** BEGIN EXERCISE MATERIALS **

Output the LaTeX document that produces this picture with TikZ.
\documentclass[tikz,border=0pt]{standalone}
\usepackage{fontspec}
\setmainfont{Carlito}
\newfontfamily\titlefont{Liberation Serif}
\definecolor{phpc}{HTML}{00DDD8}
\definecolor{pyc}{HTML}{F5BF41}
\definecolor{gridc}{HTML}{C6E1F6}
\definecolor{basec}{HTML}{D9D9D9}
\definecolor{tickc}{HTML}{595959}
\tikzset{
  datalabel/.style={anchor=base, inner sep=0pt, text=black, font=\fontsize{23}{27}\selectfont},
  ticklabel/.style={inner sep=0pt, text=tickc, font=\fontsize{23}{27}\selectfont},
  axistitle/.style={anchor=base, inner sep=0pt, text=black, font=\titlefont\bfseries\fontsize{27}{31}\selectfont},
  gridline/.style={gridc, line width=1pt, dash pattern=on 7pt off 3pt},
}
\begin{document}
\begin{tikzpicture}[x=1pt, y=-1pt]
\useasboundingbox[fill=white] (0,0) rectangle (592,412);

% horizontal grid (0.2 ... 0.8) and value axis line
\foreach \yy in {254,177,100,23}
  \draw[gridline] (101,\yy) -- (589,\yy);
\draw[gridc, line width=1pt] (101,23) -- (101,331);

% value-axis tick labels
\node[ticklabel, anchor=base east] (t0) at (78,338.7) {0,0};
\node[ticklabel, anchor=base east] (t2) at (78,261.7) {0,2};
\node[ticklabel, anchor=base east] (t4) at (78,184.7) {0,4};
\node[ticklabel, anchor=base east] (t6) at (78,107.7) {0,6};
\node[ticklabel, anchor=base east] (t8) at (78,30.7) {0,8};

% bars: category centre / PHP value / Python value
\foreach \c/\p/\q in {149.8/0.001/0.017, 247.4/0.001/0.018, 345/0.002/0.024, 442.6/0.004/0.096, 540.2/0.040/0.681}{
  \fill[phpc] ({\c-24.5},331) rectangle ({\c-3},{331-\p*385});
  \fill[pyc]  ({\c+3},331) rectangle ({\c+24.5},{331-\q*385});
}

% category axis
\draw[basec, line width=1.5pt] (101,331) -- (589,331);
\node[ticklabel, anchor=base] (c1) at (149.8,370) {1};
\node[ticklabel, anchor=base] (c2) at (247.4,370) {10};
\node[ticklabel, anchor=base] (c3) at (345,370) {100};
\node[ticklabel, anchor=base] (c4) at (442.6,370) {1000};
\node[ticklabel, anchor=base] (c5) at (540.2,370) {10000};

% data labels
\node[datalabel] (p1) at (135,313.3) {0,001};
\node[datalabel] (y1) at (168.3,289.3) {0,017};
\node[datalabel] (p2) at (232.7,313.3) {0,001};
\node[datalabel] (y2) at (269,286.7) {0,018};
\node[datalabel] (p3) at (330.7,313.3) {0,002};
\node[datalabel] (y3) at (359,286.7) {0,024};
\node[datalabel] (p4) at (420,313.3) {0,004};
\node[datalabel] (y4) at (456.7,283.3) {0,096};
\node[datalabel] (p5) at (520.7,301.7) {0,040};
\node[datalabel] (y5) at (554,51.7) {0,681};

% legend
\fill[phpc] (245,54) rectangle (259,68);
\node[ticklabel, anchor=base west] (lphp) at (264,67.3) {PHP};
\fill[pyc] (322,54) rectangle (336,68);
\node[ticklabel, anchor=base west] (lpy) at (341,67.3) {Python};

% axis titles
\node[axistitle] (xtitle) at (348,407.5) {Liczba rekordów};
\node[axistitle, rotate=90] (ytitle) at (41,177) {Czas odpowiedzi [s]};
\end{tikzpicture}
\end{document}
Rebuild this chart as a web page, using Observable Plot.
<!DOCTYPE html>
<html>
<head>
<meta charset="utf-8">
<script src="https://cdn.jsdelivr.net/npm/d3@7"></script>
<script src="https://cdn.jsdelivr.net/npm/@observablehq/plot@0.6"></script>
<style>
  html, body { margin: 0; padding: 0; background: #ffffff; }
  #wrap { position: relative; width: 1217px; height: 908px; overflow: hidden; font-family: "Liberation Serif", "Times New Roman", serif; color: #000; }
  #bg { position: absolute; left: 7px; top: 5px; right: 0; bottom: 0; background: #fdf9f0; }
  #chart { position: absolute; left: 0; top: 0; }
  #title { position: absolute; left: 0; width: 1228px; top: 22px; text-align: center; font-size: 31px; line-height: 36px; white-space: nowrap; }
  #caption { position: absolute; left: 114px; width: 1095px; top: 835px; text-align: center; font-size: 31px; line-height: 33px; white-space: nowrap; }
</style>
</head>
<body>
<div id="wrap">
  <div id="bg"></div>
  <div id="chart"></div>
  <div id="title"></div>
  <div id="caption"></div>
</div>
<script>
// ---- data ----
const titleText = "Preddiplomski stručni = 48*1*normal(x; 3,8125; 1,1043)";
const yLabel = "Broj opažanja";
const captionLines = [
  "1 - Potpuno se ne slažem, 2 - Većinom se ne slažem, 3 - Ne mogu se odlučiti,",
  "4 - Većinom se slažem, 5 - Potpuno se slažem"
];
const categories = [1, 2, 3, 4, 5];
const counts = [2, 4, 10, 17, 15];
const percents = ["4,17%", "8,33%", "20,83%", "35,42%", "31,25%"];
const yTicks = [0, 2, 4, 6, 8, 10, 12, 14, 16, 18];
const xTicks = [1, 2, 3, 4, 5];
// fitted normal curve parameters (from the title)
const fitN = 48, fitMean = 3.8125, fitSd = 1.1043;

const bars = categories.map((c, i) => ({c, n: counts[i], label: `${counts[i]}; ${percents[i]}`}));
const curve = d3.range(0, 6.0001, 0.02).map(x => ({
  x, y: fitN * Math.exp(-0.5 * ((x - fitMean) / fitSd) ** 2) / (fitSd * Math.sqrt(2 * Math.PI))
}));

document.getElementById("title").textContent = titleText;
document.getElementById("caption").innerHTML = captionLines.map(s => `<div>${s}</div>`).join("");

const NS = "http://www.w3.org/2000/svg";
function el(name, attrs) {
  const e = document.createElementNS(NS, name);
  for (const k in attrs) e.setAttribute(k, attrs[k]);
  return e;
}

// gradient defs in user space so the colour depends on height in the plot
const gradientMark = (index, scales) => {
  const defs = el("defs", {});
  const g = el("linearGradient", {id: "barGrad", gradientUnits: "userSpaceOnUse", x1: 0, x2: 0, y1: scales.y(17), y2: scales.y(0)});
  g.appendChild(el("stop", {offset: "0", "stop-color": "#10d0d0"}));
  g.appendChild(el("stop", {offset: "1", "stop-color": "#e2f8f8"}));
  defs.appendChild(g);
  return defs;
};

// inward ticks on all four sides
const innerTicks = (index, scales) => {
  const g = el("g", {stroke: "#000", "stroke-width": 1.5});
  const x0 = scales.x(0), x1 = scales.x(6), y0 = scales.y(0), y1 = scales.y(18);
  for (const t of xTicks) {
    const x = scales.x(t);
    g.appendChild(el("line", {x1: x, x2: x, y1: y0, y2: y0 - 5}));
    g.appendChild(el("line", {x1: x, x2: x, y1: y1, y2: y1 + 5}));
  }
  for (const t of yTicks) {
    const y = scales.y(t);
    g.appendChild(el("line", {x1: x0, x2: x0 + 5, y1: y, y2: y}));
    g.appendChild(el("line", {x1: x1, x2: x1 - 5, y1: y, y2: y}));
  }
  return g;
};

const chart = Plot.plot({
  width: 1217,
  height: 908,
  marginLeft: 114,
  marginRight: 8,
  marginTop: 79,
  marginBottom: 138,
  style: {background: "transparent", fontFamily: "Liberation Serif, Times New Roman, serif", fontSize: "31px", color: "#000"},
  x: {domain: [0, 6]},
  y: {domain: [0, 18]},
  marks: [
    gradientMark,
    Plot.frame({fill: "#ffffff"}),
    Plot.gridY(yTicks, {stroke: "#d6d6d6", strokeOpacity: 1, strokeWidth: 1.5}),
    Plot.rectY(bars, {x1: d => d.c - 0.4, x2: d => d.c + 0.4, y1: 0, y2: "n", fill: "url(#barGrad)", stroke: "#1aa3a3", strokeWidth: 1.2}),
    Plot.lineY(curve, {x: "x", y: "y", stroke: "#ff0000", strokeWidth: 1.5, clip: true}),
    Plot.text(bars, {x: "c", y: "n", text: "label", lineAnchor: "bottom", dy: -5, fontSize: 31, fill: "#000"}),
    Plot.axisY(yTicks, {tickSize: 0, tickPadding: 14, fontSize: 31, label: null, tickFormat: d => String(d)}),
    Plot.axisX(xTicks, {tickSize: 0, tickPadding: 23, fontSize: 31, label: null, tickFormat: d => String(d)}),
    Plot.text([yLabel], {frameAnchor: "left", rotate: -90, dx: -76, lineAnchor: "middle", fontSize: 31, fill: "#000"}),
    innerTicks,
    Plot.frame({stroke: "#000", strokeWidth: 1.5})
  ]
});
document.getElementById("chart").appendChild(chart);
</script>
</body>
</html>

** END EXERCISE MATERIALS **

• [WORK TO BE COMPLETED]: Only lines that contain the word "this" are wanted; copy each of them.

• [ANSWER TO THE EXERCISE]:
Output the LaTeX document that produces this picture with TikZ.
Rebuild this chart as a web page, using Observable Plot.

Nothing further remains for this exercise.